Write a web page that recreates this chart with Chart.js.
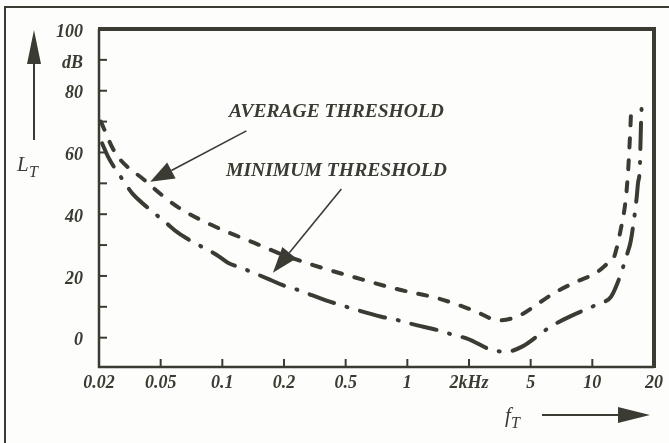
<!DOCTYPE html>
<html>
<head>
<meta charset="utf-8">
<script src="https://cdn.jsdelivr.net/npm/chart.js@4.4.0/dist/chart.umd.min.js"></script>
<style>
  html, body { margin: 0; padding: 0; background: #fdfdfb; }
  #wrap { width: 669px; height: 443px; }
</style>
</head>
<body>
<div id="wrap"><canvas id="c" width="669" height="443"></canvas></div>
<script>
// Axis labels (frequency axis is drawn with equal spacing per label, as in the original)
const FREQ_LABELS = ['0.02', '0.05', '0.1', '0.2', '0.5', '1', '2kHz', '5', '10', '20'];
const DB_TICKS = [0, 10, 20, 30, 40, 50, 60, 70, 80, 90, 100];

// Average threshold: position along the frequency axis (label index) and level in dB
const AVG_POS = [0.03, 0.26, 0.74, 1.28, 1.88, 2.52, 2.9, 3.46, 4.17, 4.82, 5.52, 6.05, 6.5, 6.84, 7.14, 7.41, 7.73, 8.06, 8.22, 8.35, 8.46, 8.54, 8.58, 8.61, 8.63];
const AVG_DB  = [70, 60, 51, 42.3, 36, 30.7, 27.5, 23.6, 19.4, 15.8, 12.6, 9, 5.6, 7.4, 11.3, 14.8, 18, 21, 23.6, 26, 35, 44.5, 54, 65, 74];

// Minimum threshold
const MIN_POS = [0.05, 0.15, 0.39, 0.55, 0.71, 1.1, 1.28, 1.47, 1.91, 2.09, 2.31, 2.77, 2.98, 3.22, 3.69, 3.9, 4.11, 4.58, 4.82, 5.06, 5.52, 5.73, 5.97, 6.41, 6.62, 6.86, 7.25, 7.43, 7.65, 8.1, 8.3, 8.41, 8.56, 8.62, 8.66, 8.72, 8.74, 8.77, 8.79, 8.8];
const MIN_DB  = [63, 58.5, 51, 46.5, 43.5, 37, 34, 31.6, 26.8, 24.3, 22.6, 18.8, 17, 15.5, 12, 10.7, 9.4, 6.8, 5.8, 4.5, 2.3, 1, -0.3, -4.2, -4.5, -2.9, 2.6, 4.8, 7, 11, 13.2, 17.8, 26.8, 31, 36, 45.6, 50, 55, 70, 75];

const INK = '#3b3b33';
const SERIF = '"Liberation Serif", "DejaVu Serif", serif';

function toPoints(xs, ys) {
  return xs.map((x, i) => ({ x: x, y: ys[i] }));
}

function drawArrow(ctx, x1, y1, x2, y2, headLen, headHalf, lineW) {
  const ang = Math.atan2(y2 - y1, x2 - x1);
  const bx = x2 - headLen * Math.cos(ang);
  const by = y2 - headLen * Math.sin(ang);
  ctx.strokeStyle = INK;
  ctx.fillStyle = INK;
  ctx.lineWidth = lineW;
  ctx.beginPath();
  ctx.moveTo(x1, y1);
  ctx.lineTo(bx, by);
  ctx.stroke();
  ctx.beginPath();
  ctx.moveTo(x2, y2);
  ctx.lineTo(bx + headHalf * Math.sin(ang), by - headHalf * Math.cos(ang));
  ctx.lineTo(bx - headHalf * Math.sin(ang), by + headHalf * Math.cos(ang));
  ctx.closePath();
  ctx.fill();
}

function fitText(ctx, text, cx, cy, width, size) {
  ctx.font = 'italic bold ' + size + 'px ' + SERIF;
  const w = ctx.measureText(text).width;
  ctx.save();
  ctx.translate(cx, cy);
  ctx.scale(width / w, 1);
  ctx.textAlign = 'center';
  ctx.textBaseline = 'middle';
  ctx.fillText(text, 0, 0);
  ctx.restore();
}

// Frame, inner tick marks, annotations and axis titles
const decorations = {
  id: 'decorations',
  afterDraw(chart) {
    const ctx = chart.ctx;
    const a = chart.chartArea;
    const xs = chart.scales.x;
    const ys = chart.scales.y;
    ctx.save();
    ctx.strokeStyle = INK;
    ctx.fillStyle = INK;

    // outer page frame
    ctx.lineWidth = 2;
    ctx.beginPath();
    ctx.moveTo(5, 443);
    ctx.lineTo(5, 7);
    ctx.lineTo(669, 7);
    ctx.stroke();

    // plot frame
    ctx.lineWidth = 4;
    ctx.beginPath();
    ctx.moveTo(a.left - 1, a.top);
    ctx.lineTo(a.right, a.top);
    ctx.lineTo(a.right, a.bottom + 1);
    ctx.stroke();
    ctx.lineWidth = 2.5;
    ctx.beginPath();
    ctx.moveTo(a.left, a.top);
    ctx.lineTo(a.left, a.bottom);
    ctx.lineTo(a.right, a.bottom);
    ctx.stroke();

    // inner ticks
    ctx.lineWidth = 2;
    DB_TICKS.slice(0, -1).forEach(v => {
      const py = ys.getPixelForValue(v);
      ctx.beginPath();
      ctx.moveTo(a.left, py);
      ctx.lineTo(a.left + 8, py);
      ctx.stroke();
    });
    FREQ_LABELS.forEach((_, i) => {
      if (i === 0 || i === FREQ_LABELS.length - 1) return;
      const px = xs.getPixelForValue(i);
      ctx.beginPath();
      ctx.moveTo(px, a.bottom);
      ctx.lineTo(px, a.bottom - 8);
      ctx.stroke();
    });

    // annotations
    fitText(ctx, 'AVERAGE THRESHOLD', xs.getPixelForValue(3.85), ys.getPixelForValue(73.1), 215, 19);
    fitText(ctx, 'MINIMUM THRESHOLD', xs.getPixelForValue(3.85), ys.getPixelForValue(54), 221, 19);
    drawArrow(ctx, xs.getPixelForValue(2.39), ys.getPixelForValue(67),
      xs.getPixelForValue(0.83), ys.getPixelForValue(50.5), 24, 9, 1.6);
    drawArrow(ctx, xs.getPixelForValue(3.93), ys.getPixelForValue(48.2),
      xs.getPixelForValue(2.82), ys.getPixelForValue(21), 26, 9, 1.6);

    // y axis title with arrow
    drawArrow(ctx, 34, 140, 34, 30, 34, 7, 2);
    ctx.textBaseline = 'alphabetic';
    ctx.textAlign = 'left';
    ctx.font = 'italic 21px ' + SERIF;
    ctx.fillText('L', 17, 171);
    ctx.font = 'italic 16px ' + SERIF;
    ctx.fillText('T', 29, 177);

    // x axis title with arrow
    ctx.font = 'italic 21px ' + SERIF;
    ctx.fillText('f', 505, 422);
    ctx.font = 'italic 16px ' + SERIF;
    ctx.fillText('T', 511, 428);
    drawArrow(ctx, 542, 415, 650, 415, 32, 8, 2);

    ctx.restore();
  }
};

const tickFont = { family: SERIF, style: 'italic', weight: 'bold', size: 18 };

new Chart(document.getElementById('c'), {
  type: 'line',
  data: {
    datasets: [
      {
        label: 'Average threshold',
        data: toPoints(AVG_POS, AVG_DB),
        borderColor: INK,
        borderWidth: 4,
        borderDash: [9, 13],
        borderCapStyle: 'round',
        cubicInterpolationMode: 'monotone',
        pointRadius: 0,
        fill: false
      },
      {
        label: 'Minimum threshold',
        data: toPoints(MIN_POS, MIN_DB),
        borderColor: INK,
        borderWidth: 4,
        borderDash: [26, 13, 1, 13],
        borderCapStyle: 'round',
        cubicInterpolationMode: 'monotone',
        pointRadius: 0,
        fill: false
      }
    ]
  },
  options: {
    responsive: false,
    animation: false,
    devicePixelRatio: 1,
    layout: { padding: { left: 0, top: 29, right: 14, bottom: 0 } },
    plugins: { legend: { display: false }, tooltip: { enabled: false } },
    scales: {
      x: {
        type: 'linear',
        min: 0,
        max: FREQ_LABELS.length - 1,
        grid: { display: false, drawTicks: false },
        border: { display: false },
        afterBuildTicks: s => { s.ticks = FREQ_LABELS.map((_, i) => ({ value: i })); },
        afterFit: s => { s.height = 76; },
        ticks: {
          color: INK,
          font: tickFont,
          padding: 6,
          maxRotation: 0,
          autoSkip: false,
          callback: v => FREQ_LABELS[v]
        }
      },
      y: {
        type: 'linear',
        min: -9.5,
        max: 100,
        grid: { display: false, drawTicks: false },
        border: { display: false },
        afterBuildTicks: s => { s.ticks = DB_TICKS.map(v => ({ value: v })); },
        afterFit: s => { s.width = 99; },
        ticks: {
          color: INK,
          font: tickFont,
          padding: 16,
          labelOffset: 3,
          autoSkip: false,
          callback: v => (v === 90 ? 'dB' : (v % 20 === 0 ? String(v) : ''))
        }
      }
    }
  },
  plugins: [decorations]
});
</script>
</body>
</html>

+++++

Set task =>
Repeat only the lines from the beginning of the material through the line containing "80, 90, 100];", both ends kept, leaving pictures out.

Result of the exercise =>
Write a web page that recreates this chart with Chart.js.
<!DOCTYPE html>
<html>
<head>
<meta charset="utf-8">
<script src="https://cdn.jsdelivr.net/npm/chart.js@4.4.0/dist/chart.umd.min.js"></script>
<style>
  html, body { margin: 0; padding: 0; background: #fdfdfb; }
  #wrap { width: 669px; height: 443px; }
</style>
</head>
<body>
<div id="wrap"><canvas id="c" width="669" height="443"></canvas></div>
<script>
// Axis labels (frequency axis is drawn with equal spacing per label, as in the original)
const FREQ_LABELS = ['0.02', '0.05', '0.1', '0.2', '0.5', '1', '2kHz', '5', '10', '20'];
const DB_TICKS = [0, 10, 20, 30, 40, 50, 60, 70, 80, 90, 100];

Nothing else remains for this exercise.